Hyderabad: Meet Sahithi Snigdha Bhupathiraju, a sustainable lifestyle practitioner from Hyderabad who left her corporate career to join the environmental revolution.
Sahithi’s story goes back to her college years when she used to notice piles of waste, especially plastic lying scattered on her way to college every day. This led her to set sights on environmental sustainability.
This Electronics Engineering graduate went on to study green technologies and sustainability in Southern California. After gaining knowledge in renewable energy and green building certifications, she returned to India three years ago and since then has been running Waste Ventures India, a waste management social enterprise that is moving the country’s solid waste sector to models that are simultaneously environmentally and financially sustainable.
Since then, she and her team have been changing the paradigms in solid waste management.
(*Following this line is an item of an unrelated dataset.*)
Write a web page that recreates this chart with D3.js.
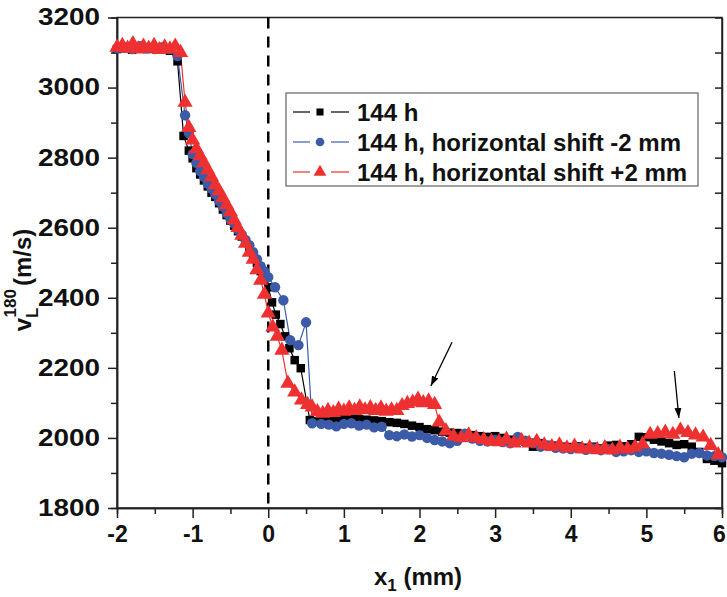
<!DOCTYPE html>
<html>
<head>
<meta charset="utf-8">
<script src="https://cdn.jsdelivr.net/npm/d3@7"></script>
<style>
  body { margin: 0; background: #fff; }
  svg { display: block; }
  text { font-family: "Liberation Sans", Arial, sans-serif; font-weight: bold; }
</style>
</head>
<body>
<svg id="chart" width="727" height="597"></svg>
<script>
// series: [x1 (mm), v (m/s)]
var black144 = [
  [-2.0, 3110], [-1.9, 3112], [-1.8, 3108], [-1.7, 3115], [-1.6, 3110], [-1.5, 3112],
  [-1.4, 3108], [-1.3, 3105], [-1.2, 3075], [-1.12, 2862], [-1.05, 2820], [-1.0, 2798],
  [-0.95, 2770], [-0.9, 2752], [-0.85, 2735], [-0.8, 2718], [-0.75, 2700], [-0.7, 2688],
  [-0.65, 2670], [-0.6, 2652], [-0.55, 2636], [-0.5, 2620], [-0.45, 2606], [-0.4, 2590],
  [-0.35, 2575], [-0.3, 2560], [-0.25, 2543], [-0.2, 2522], [-0.15, 2500], [-0.1, 2476],
  [-0.05, 2455], [0.0, 2430], [0.05, 2387], [0.1, 2352], [0.16, 2325], [0.22, 2290],
  [0.28, 2256], [0.35, 2222], [0.43, 2199], [0.55, 2051], [0.6, 2048], [0.7, 2052],
  [0.8, 2055], [0.9, 2053], [1.0, 2057], [1.1, 2058], [1.2, 2054], [1.3, 2052],
  [1.4, 2050], [1.5, 2048], [1.6, 2045], [1.7, 2043], [1.8, 2040], [1.9, 2035],
  [2.0, 2031], [2.1, 2025], [2.2, 2022], [2.3, 2018], [2.4, 2015], [2.5, 2014],
  [2.6, 2010], [2.7, 2008], [2.8, 2005], [2.9, 2003], [3.0, 2005], [3.1, 2000],
  [3.2, 1995], [3.3, 1992], [3.4, 1990], [3.5, 1975], [3.6, 1985], [3.7, 1980],
  [3.8, 1978], [3.9, 1975], [4.0, 1974], [4.1, 1976], [4.2, 1972], [4.3, 1975],
  [4.4, 1970], [4.5, 1978], [4.6, 1980], [4.7, 1976], [4.8, 1982], [4.9, 2003],
  [5.0, 2002], [5.1, 1995], [5.2, 1990], [5.3, 1985], [5.4, 1980], [5.5, 1982],
  [5.6, 1975], [5.7, 1960], [5.8, 1940], [5.9, 1935], [6.0, 1928]
];
var bluem2 = [
  [-2.0, 3112], [-1.9, 3115], [-1.8, 3110], [-1.7, 3118], [-1.6, 3112], [-1.5, 3110],
  [-1.4, 3115], [-1.3, 3110], [-1.2, 3090], [-1.1, 2921], [-1.05, 2870], [-1.0, 2810],
  [-0.95, 2785], [-0.9, 2762], [-0.85, 2745], [-0.8, 2726], [-0.75, 2712], [-0.7, 2695],
  [-0.65, 2676], [-0.6, 2660], [-0.55, 2641], [-0.5, 2625], [-0.45, 2612], [-0.4, 2595],
  [-0.35, 2580], [-0.3, 2565], [-0.25, 2550], [-0.2, 2530], [-0.15, 2510], [-0.1, 2490],
  [-0.05, 2475], [0.0, 2459], [0.09, 2430], [0.2, 2393], [0.29, 2279], [0.4, 2265],
  [0.5, 2330], [0.58, 2042], [0.7, 2040], [0.8, 2038], [0.9, 2033], [1.0, 2040],
  [1.1, 2042], [1.2, 2035], [1.3, 2038], [1.4, 2030], [1.5, 2032], [1.6, 2008],
  [1.7, 2005], [1.8, 2010], [1.9, 2004], [2.0, 2008], [2.1, 2000], [2.2, 1994],
  [2.3, 1990], [2.4, 1985], [2.5, 1992], [2.6, 2012], [2.7, 1998], [2.8, 1992],
  [2.9, 1990], [3.0, 1994], [3.1, 1988], [3.2, 1985], [3.3, 2003], [3.4, 1992],
  [3.5, 1985], [3.6, 1975], [3.7, 1978], [3.8, 1972], [3.9, 1970], [4.0, 1968],
  [4.1, 1972], [4.2, 1966], [4.3, 1970], [4.4, 1965], [4.5, 1968], [4.6, 1960],
  [4.7, 1962], [4.8, 1965], [4.9, 1960], [5.0, 1962], [5.1, 1957], [5.2, 1955],
  [5.3, 1952], [5.4, 1948], [5.5, 1945], [5.6, 1955], [5.7, 1957], [5.8, 1950],
  [5.9, 1948], [6.0, 1945]
];
var redp2 = [
  [-2.0, 3115], [-1.93, 3120], [-1.86, 3112], [-1.79, 3125], [-1.72, 3110], [-1.65, 3118],
  [-1.58, 3112], [-1.51, 3120], [-1.44, 3108], [-1.37, 3116], [-1.3, 3110], [-1.23, 3118],
  [-1.16, 3100], [-1.1, 2958], [-1.05, 2886], [-1.0, 2850], [-0.95, 2825], [-0.9, 2805],
  [-0.85, 2785], [-0.8, 2765], [-0.75, 2745], [-0.7, 2722], [-0.65, 2705], [-0.6, 2685],
  [-0.55, 2665], [-0.5, 2645], [-0.45, 2622], [-0.4, 2600], [-0.35, 2578], [-0.3, 2555],
  [-0.25, 2530], [-0.2, 2510], [-0.15, 2480], [-0.1, 2450], [-0.05, 2410], [0.0, 2356],
  [0.06, 2316], [0.12, 2290], [0.18, 2250], [0.26, 2156], [0.35, 2131], [0.44, 2108],
  [0.52, 2095], [0.58, 2088], [0.65, 2075], [0.72, 2070], [0.79, 2078], [0.86, 2072],
  [0.93, 2082], [1.0, 2076], [1.07, 2085], [1.14, 2078], [1.21, 2088], [1.28, 2080],
  [1.35, 2086], [1.42, 2078], [1.49, 2085], [1.56, 2076], [1.63, 2080], [1.7, 2078],
  [1.77, 2092], [1.84, 2098], [1.91, 2102], [1.98, 2110], [2.05, 2100], [2.12, 2105],
  [2.2, 2095], [2.26, 2045], [2.35, 2020], [2.45, 2005], [2.55, 2000], [2.65, 2008],
  [2.75, 2000], [2.85, 1995], [2.95, 1990], [3.05, 1989], [3.15, 1996], [3.25, 1985],
  [3.35, 1992], [3.45, 1985], [3.55, 1990], [3.65, 1980], [3.75, 1975], [3.85, 1980],
  [3.95, 1971], [4.05, 1976], [4.15, 1968], [4.25, 1972], [4.35, 1966], [4.45, 1972],
  [4.55, 1965], [4.65, 1973], [4.75, 1968], [4.85, 1974], [4.95, 1982], [5.05, 2010],
  [5.15, 2012], [5.25, 2016], [5.35, 2010], [5.45, 2022], [5.55, 2015], [5.65, 2008],
  [5.75, 2002], [5.85, 1978], [5.95, 1952]
];

var seriesNames = ["144 h", "144 h, horizontal shift -2 mm", "144 h, horizontal shift +2 mm"];
var seriesColors = ["#000000", "#3b5ba8", "#ee3030"];
var xMajor = [-2, -1, 0, 1, 2, 3, 4, 5, 6];
var xMinor = [-1.5, -0.5, 0.5, 1.5, 2.5, 3.5, 4.5, 5.5];
var yMajor = [1800, 2000, 2200, 2400, 2600, 2800, 3000, 3200];
var yMinor = [1900, 2100, 2300, 2500, 2700, 2900, 3100];
// arrows: [tail x, tail v, tip x, tip v]
var arrows = [[2.43, 2273, 2.15, 2148], [5.37, 2191, 5.43, 2057]];

var svg = d3.select("#chart");
var mLeft = 117, mRight = 722, mTop = 17.5, mBottom = 508;

var x = d3.scaleLinear().domain([-2, 6]).range([mLeft, mRight]);
var y = d3.scaleLinear().domain([1800, 3200]).range([mBottom, mTop]);
var fmt = function (d) { return String(d); };

// frame
svg.append("rect")
  .attr("x", mLeft).attr("y", mTop)
  .attr("width", mRight - mLeft).attr("height", mBottom - mTop)
  .attr("fill", "none").attr("stroke", "#222").attr("stroke-width", 1.5);

// zero line
svg.append("line")
  .attr("x1", x(0)).attr("x2", x(0))
  .attr("y1", mTop).attr("y2", mBottom)
  .attr("stroke", "#000").attr("stroke-width", 2.5)
  .attr("stroke-dasharray", "11,8");

// axes
var gx = svg.append("g").attr("transform", "translate(0," + mBottom + ")");
gx.call(d3.axisBottom(x).tickValues(xMajor).tickSize(10).tickSizeOuter(0).tickPadding(8)
  .tickFormat(fmt));
gx.append("g").call(d3.axisBottom(x).tickValues(xMinor).tickSize(6).tickFormat(""));
gx.selectAll(".tick text").filter(function (d) { return d === 6; }).attr("dx", -3);

var gy = svg.append("g").attr("transform", "translate(" + mLeft + ",0)");
gy.call(d3.axisLeft(y).tickValues(yMajor).tickSize(9).tickSizeOuter(0).tickPadding(8)
  .tickFormat(fmt));
gy.append("g").call(d3.axisLeft(y).tickValues(yMinor).tickSize(6).tickFormat(""));

var gr = svg.append("g").attr("transform", "translate(" + mRight + ",0)");
gr.call(d3.axisLeft(y).tickValues(yMajor.concat(yMinor)).tickSize(7).tickSizeOuter(0).tickFormat(""));

svg.selectAll(".domain").attr("stroke", "#222").attr("stroke-width", 1.5);
svg.selectAll(".tick line").attr("stroke", "#222").attr("stroke-width", 1.5);
svg.selectAll(".tick text").attr("fill", "#111").style("font-size", "23px")
  .style("font-family", "'Liberation Sans', Arial, sans-serif").style("font-weight", "bold");
// y labels in the source are drawn wider
gy.selectAll(".tick text").attr("textLength", 62).attr("lengthAdjust", "spacingAndGlyphs");

// series
var line = d3.line().x(function (d) { return x(d[0]); }).y(function (d) { return y(d[1]); });
var allSeries = [black144, bluem2, redp2];
var symbols = [d3.symbolSquare, d3.symbolCircle, d3.symbolTriangle];
var symSizes = [72, 85, 100];

allSeries.forEach(function (data, i) {
  svg.append("path").datum(data)
    .attr("d", line).attr("fill", "none")
    .attr("stroke", seriesColors[i]).attr("stroke-width", 1.2);
});
allSeries.forEach(function (data, i) {
  svg.append("g").selectAll("path").data(data).join("path")
    .attr("transform", function (d) { return "translate(" + x(d[0]) + "," + y(d[1]) + ")"; })
    .attr("d", d3.symbol().type(symbols[i]).size(symSizes[i]))
    .attr("fill", seriesColors[i]);
});

// arrows
svg.append("defs").append("marker")
  .attr("id", "ah").attr("viewBox", "0 0 10 10").attr("refX", 10).attr("refY", 5)
  .attr("markerWidth", 10).attr("markerHeight", 10).attr("markerUnits", "userSpaceOnUse")
  .attr("orient", "auto")
  .append("path").attr("d", "M0,1.5L10,5L0,8.5Z").attr("fill", "#000");
svg.selectAll(".arrow").data(arrows).join("line")
  .attr("x1", function (d) { return x(d[0]); }).attr("y1", function (d) { return y(d[1]); })
  .attr("x2", function (d) { return x(d[2]); }).attr("y2", function (d) { return y(d[3]); })
  .attr("stroke", "#000").attr("stroke-width", 1.3).attr("marker-end", "url(#ah)");

// legend
var lg = svg.append("g");
lg.append("rect").attr("x", 286).attr("y", 93).attr("width", 412).attr("height", 93)
  .attr("fill", "#fff").attr("stroke", "#444").attr("stroke-width", 1);
seriesNames.forEach(function (name, i) {
  var ly = 112 + i * 30;
  lg.append("line").attr("x1", 293).attr("x2", 310).attr("y1", ly).attr("y2", ly)
    .attr("stroke", seriesColors[i]).attr("stroke-width", 1.2);
  lg.append("line").attr("x1", 331).attr("x2", 349).attr("y1", ly).attr("y2", ly)
    .attr("stroke", seriesColors[i]).attr("stroke-width", 1.2);
  lg.append("path").attr("transform", "translate(320," + ly + ")")
    .attr("d", d3.symbol().type(symbols[i]).size(symSizes[i] * 0.7))
    .attr("fill", seriesColors[i]);
  lg.append("text").attr("x", 357).attr("y", ly + 8.5)
    .style("font-size", "24px").attr("fill", "#111").text(name);
});

// axis titles
var xt = svg.append("text").attr("x", 418).attr("y", 585).attr("text-anchor", "middle")
  .style("font-size", "24px").attr("fill", "#111");
xt.append("tspan").text("x");
xt.append("tspan").attr("dy", 6).style("font-size", "17px").text("1");
xt.append("tspan").attr("dy", -6).text(" (mm)");

var yt = svg.append("text").attr("transform", "translate(31,280) rotate(-90)")
  .attr("text-anchor", "middle").style("font-size", "24px").attr("fill", "#111");
yt.append("tspan").text("v");
yt.append("tspan").attr("dy", 7).style("font-size", "17px").text("L");
yt.append("tspan").attr("dx", -10).attr("dy", -22).style("font-size", "17px").text("180");
yt.append("tspan").attr("dx", 3).attr("dy", 15).text("(m/s)");
</script>
</body>
</html>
“Though I am an engineering graduate, I didn’t want to settle in the software field but wanted to work towards the betterment of the environment. I wanted to contribute to the waste management space here. We join hands with corporate companies, gated communities, educational institutions and also waste pickers to provide recycling and composting solutions. We collect low-value plastics from waste pickers and generate more income for them. This helps in diverting waste from landfills,” says Sahithi adding that they’ve also partnered with municipalities and gram panchayats to set up waste zero centres where dry waste is collected for recycling and food waste is composted and sold to organic farmers while rejected waste is incinerated.
In recent times, there has been a tremendous increase in the generation of waste due to the e-commerce boom which eventually ends up in a landfill. There was an explosion in such waste during the lockdown, she adds.
Since late 2013, Waste Ventures India has averted more than 3,000 tonnes of waste from dumpsites in the country. The company also offers a digital doorstep recyclable pickup service. However, she feels that a lot has to be done still to make society environmentally sustainable.
Seeking the government’s support in strictly enforcing the solid waste management rules, she says: “Segregation of dry, wet and rejected waste at every household and its collection is very important. Recently, MA&UD Minister KT Rama Rao has launched Swachh autos that collect dry and wet waste separately. I hope to see more infrastructure at gram panchayat and municipality level and set up public-private partnerships for waste management infrastructure.”
Sahithi hopes to see Hyderabad as the cleanest city in India by 2025. “I will work hard to make that a reality,” she signs off.